Bayhaqi has also left behind figures concerning the costs of felling and transporting the tree.  According to these, felling and transporting it from Kashmar to Ja’fariya cost 500,000 dirhams and 300 camels were used to carry its pieces.  Despite these expenses and efforts, Al-Mutavakkal never saw Zoroaster’s cypress tree.  When it was only one stage away from Ja’fariyah, Al-Mutavakkal was assassinated by his slaves.  Aboltayb, the carpenter and the carriers of the tree also met death in different ways.  According to Bayhaqi, the tree of Zoroastre was felled in AD 846 and it had been planted 1405 years earlier.  On the basis of these figures, it was planted around 550 before BC.  This date differs by only 33 years with the Zoroastrians’ traditional date, because Zoroaster was born in 660 BC and was martyred in 583 BC, at the age of 77.  The cypress tree of Zoroaste was never forgotten by the Iranians.  On the contrary, its memory grew ever stronger with the passage of time and poets and artists kept depicting it in their works.  With the advent of the Safavid dynasty, and the ensuing reversion to Iranian national themes, the cypress tree of Zoroaster acquired further importance, but, owing to religious and political considerations, the name of Zoroaster was discarded and only its form was retained.
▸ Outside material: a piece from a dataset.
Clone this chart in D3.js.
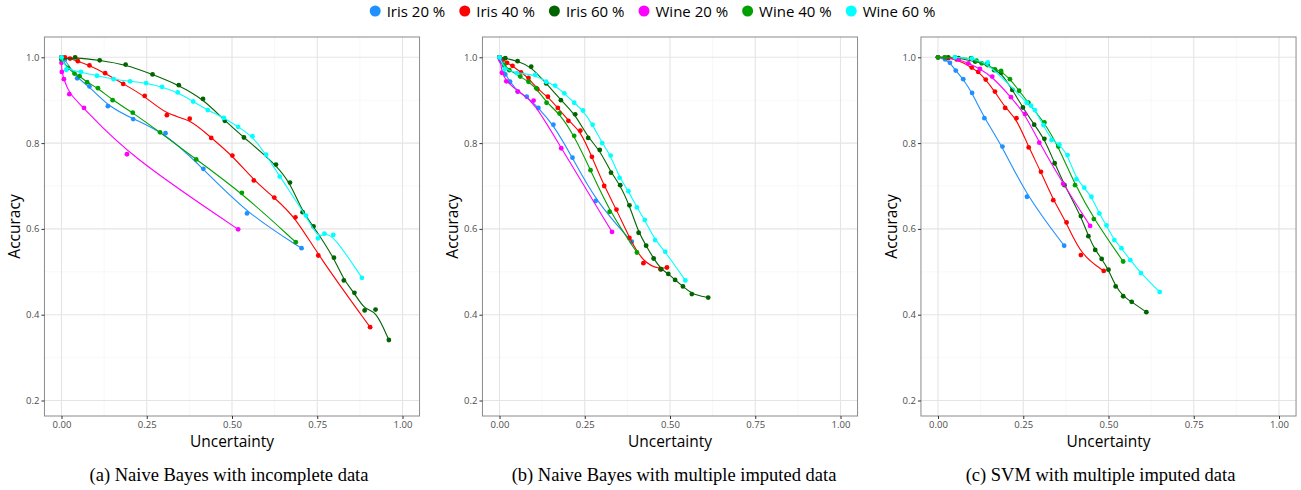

Aware of the popularity of the cypress tree among the population, the Safavids took advantage of it to further strengthen the Shi’ite creed and introduced it in mourning ceremonies.  A type of small metallic cypress tree, called ‘alam and incised with the names of God, Mohammad, Ali and their kin, was carried in from of mourning processions, and another type, which was made of wood, was called nakhl (palm tree).

Traveling in the cities around the desert, one can see these nakhls in from of mosques and in public squares.  A 12-meter-high nakhl stands in from of Amir Chakhmaq Mosque, in Yazd.  This nakhl is believed to be 400 years old. An equally large nakhl stands in a public square in Taft and other similar but slightly smaller ones can be seen in Yazd, Kashan, Abuaneh and in Khorasan.  On the day of the ‘Ashura they are decorated with expensive colored fabrics and carried in procession by the population.  Almost all the men, old or young, join to carry the nakhl on their shoulders.  Some nakhls weigh several tons.

As for the appellation of nakhl, and why such an obviously cypress-shaped structure has become known as “palm”, we must once again turn to the Safavids and their aims.  But, before that, one point needs to be made clear, namely that the cypress tree is the national tree of the Iranians, and the palm tree that of the Arabs.  Therefore, if a scene of Karbala and the holocaust of the ‘Ashura is to be depicted, then the palm tree must be represented, and not the cypress.  And this is the dilemma which the Iranians of Safavid times astutely resolved by adopting the cypress tree, a long-time symbol familiar to Iranians, and calling it a palm tree.  In order to preclude any further discussion, once every year (on the day of ‘Ashura), this tree is given the appearance of a tent or a coffin and, by setting two cypress trees facing each other and covering the whole with black and green cloth, reminds the viewers of the tent of Emam Hossein’s family.  Although this tent does not resemble a palm tree, it adequately does its job of evoking the ‘Ashura of the year 61 AH.  On other days of the year, they are still called nakhl, but, without any decoration of covering, they are nothing but tall cypress trees, and cannot be unrelated to the cypress tree of Kashar felled by order of the caliph Al-Mutavakka.  Rather than for its wood Al-Mutavakkal had the Iranians’ dear cypress tree destroyed in an attempt to annihilate their beliefs and respect for nature and earth, little knowing that they would erect thousands more cypress trees in the squares of their own towns and villages.

Beyond their names of Sarv (cypress tree) or nakhl, these wooden structures are the only sculptures of past eras in Iranian public squares; unique sculptures indeed, and I have seen innumerable sculptures in different squares across the world, but rarely seen masses as majestic as the cypress trees of Yazd and Taft, and as proportionate and harmonious with their surroundings.